**Records provided:**
────

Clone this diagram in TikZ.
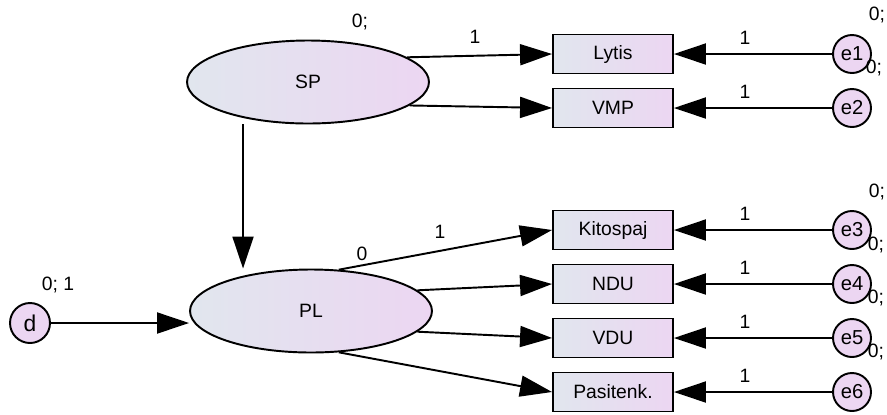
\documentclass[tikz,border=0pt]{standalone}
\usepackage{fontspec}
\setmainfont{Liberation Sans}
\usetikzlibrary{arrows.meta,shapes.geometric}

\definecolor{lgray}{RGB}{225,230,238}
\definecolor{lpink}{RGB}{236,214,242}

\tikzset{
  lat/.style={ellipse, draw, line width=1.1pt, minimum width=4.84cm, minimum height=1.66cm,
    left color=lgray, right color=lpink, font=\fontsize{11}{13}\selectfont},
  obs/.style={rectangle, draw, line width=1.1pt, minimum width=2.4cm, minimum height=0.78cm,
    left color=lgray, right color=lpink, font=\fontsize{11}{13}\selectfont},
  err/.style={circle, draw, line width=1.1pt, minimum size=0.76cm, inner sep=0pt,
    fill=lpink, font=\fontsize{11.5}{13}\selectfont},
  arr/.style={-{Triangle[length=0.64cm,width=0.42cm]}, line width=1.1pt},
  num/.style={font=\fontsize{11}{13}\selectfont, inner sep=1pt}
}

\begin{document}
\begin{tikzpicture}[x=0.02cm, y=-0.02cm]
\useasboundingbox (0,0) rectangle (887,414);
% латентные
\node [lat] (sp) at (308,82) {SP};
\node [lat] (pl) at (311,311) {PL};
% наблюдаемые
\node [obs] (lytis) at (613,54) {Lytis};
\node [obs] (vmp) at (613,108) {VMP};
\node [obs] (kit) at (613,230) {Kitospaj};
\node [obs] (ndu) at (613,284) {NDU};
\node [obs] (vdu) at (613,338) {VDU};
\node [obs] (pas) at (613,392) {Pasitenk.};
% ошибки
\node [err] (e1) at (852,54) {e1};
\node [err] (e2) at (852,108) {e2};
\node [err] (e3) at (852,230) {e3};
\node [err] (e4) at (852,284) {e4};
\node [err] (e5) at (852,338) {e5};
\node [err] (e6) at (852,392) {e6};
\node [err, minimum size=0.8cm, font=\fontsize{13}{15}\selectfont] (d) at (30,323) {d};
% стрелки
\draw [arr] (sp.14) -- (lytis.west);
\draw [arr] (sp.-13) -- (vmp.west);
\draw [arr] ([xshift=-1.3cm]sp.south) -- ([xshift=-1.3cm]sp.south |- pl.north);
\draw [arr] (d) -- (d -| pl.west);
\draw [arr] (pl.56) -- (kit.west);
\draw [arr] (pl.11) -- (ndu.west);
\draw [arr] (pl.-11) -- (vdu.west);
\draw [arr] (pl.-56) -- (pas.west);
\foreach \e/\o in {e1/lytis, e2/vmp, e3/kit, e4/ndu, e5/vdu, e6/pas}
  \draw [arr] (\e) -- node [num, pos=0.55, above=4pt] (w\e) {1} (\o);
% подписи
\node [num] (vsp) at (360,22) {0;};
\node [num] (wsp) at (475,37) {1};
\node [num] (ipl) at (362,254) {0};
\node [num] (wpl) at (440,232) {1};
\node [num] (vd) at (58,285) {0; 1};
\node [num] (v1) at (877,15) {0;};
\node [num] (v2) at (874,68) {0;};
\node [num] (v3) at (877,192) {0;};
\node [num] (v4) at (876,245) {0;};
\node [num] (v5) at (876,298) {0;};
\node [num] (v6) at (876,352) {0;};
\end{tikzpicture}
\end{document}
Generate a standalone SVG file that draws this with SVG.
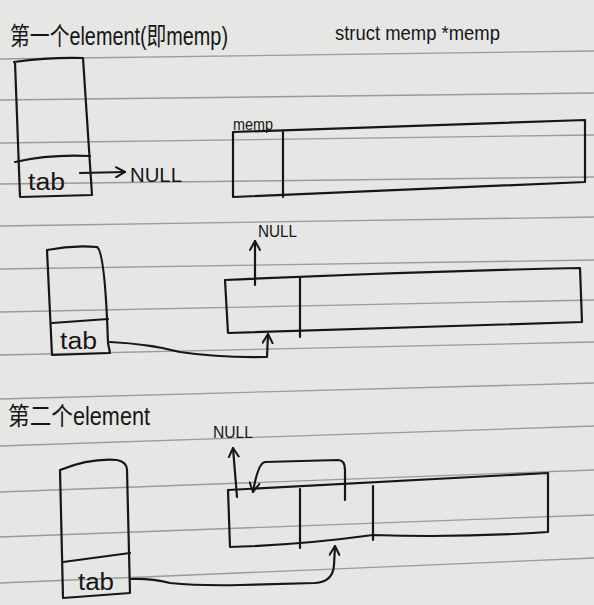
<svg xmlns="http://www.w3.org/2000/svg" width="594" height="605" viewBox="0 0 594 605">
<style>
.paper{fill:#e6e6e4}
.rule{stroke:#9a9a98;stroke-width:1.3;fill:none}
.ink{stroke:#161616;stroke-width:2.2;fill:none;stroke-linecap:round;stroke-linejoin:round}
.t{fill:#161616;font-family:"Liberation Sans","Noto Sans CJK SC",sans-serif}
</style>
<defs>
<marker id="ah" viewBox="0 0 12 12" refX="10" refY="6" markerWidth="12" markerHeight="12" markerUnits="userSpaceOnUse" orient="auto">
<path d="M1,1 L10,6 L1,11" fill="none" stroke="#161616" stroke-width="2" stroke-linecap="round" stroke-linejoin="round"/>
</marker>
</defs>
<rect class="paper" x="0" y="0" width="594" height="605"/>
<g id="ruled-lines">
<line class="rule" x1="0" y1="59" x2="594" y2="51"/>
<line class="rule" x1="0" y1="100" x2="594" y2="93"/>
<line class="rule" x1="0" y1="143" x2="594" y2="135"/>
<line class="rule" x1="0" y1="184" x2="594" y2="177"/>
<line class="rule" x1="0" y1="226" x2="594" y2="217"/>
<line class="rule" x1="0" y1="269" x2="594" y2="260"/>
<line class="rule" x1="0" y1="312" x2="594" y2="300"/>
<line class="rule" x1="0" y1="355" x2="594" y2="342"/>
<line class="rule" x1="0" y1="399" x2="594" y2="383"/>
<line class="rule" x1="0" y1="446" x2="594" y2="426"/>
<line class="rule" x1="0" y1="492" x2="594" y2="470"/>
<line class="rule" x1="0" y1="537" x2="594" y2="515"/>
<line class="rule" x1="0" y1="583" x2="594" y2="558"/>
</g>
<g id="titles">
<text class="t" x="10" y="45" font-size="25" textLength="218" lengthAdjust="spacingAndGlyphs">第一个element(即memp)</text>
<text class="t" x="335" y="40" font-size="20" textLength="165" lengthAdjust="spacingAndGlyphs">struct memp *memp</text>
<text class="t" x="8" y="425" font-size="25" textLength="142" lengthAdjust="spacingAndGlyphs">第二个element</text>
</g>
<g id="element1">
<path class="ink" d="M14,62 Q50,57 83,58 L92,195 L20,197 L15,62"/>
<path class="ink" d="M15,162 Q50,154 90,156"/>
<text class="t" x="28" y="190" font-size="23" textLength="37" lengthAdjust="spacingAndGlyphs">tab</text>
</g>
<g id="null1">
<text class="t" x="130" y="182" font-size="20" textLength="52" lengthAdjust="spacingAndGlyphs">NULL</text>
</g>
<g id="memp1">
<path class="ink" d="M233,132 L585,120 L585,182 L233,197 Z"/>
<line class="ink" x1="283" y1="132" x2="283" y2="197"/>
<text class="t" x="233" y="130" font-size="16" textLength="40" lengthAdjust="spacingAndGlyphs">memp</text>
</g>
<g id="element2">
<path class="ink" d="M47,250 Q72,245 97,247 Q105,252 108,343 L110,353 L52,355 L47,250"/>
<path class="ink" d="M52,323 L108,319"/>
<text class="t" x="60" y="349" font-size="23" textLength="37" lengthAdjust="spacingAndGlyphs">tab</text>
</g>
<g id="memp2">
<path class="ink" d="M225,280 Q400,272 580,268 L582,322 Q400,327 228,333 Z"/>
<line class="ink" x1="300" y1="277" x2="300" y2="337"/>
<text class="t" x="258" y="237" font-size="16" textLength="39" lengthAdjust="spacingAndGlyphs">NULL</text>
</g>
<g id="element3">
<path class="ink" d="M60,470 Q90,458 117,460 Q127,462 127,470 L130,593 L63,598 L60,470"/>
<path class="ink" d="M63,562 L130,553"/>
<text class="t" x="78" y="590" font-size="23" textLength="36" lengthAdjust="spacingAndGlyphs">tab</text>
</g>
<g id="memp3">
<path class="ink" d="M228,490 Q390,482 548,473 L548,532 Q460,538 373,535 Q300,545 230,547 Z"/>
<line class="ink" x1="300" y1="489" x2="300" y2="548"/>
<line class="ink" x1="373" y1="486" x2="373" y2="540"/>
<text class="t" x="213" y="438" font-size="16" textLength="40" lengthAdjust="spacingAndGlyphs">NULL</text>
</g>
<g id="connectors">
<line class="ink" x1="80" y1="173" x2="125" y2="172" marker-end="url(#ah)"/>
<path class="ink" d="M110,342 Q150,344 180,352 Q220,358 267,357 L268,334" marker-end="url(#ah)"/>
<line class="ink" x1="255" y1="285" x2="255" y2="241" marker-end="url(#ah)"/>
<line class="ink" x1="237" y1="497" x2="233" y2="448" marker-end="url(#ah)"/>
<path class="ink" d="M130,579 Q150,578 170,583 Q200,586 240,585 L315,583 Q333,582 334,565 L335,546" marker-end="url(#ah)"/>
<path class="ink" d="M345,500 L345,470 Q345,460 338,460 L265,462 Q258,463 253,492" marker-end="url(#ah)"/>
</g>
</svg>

────

**Given problem:**
Scan the listing above and identify each line holding the string "this"; copy every such line.

**Written reply:**
Clone this diagram in TikZ.
Generate a standalone SVG file that draws this with SVG.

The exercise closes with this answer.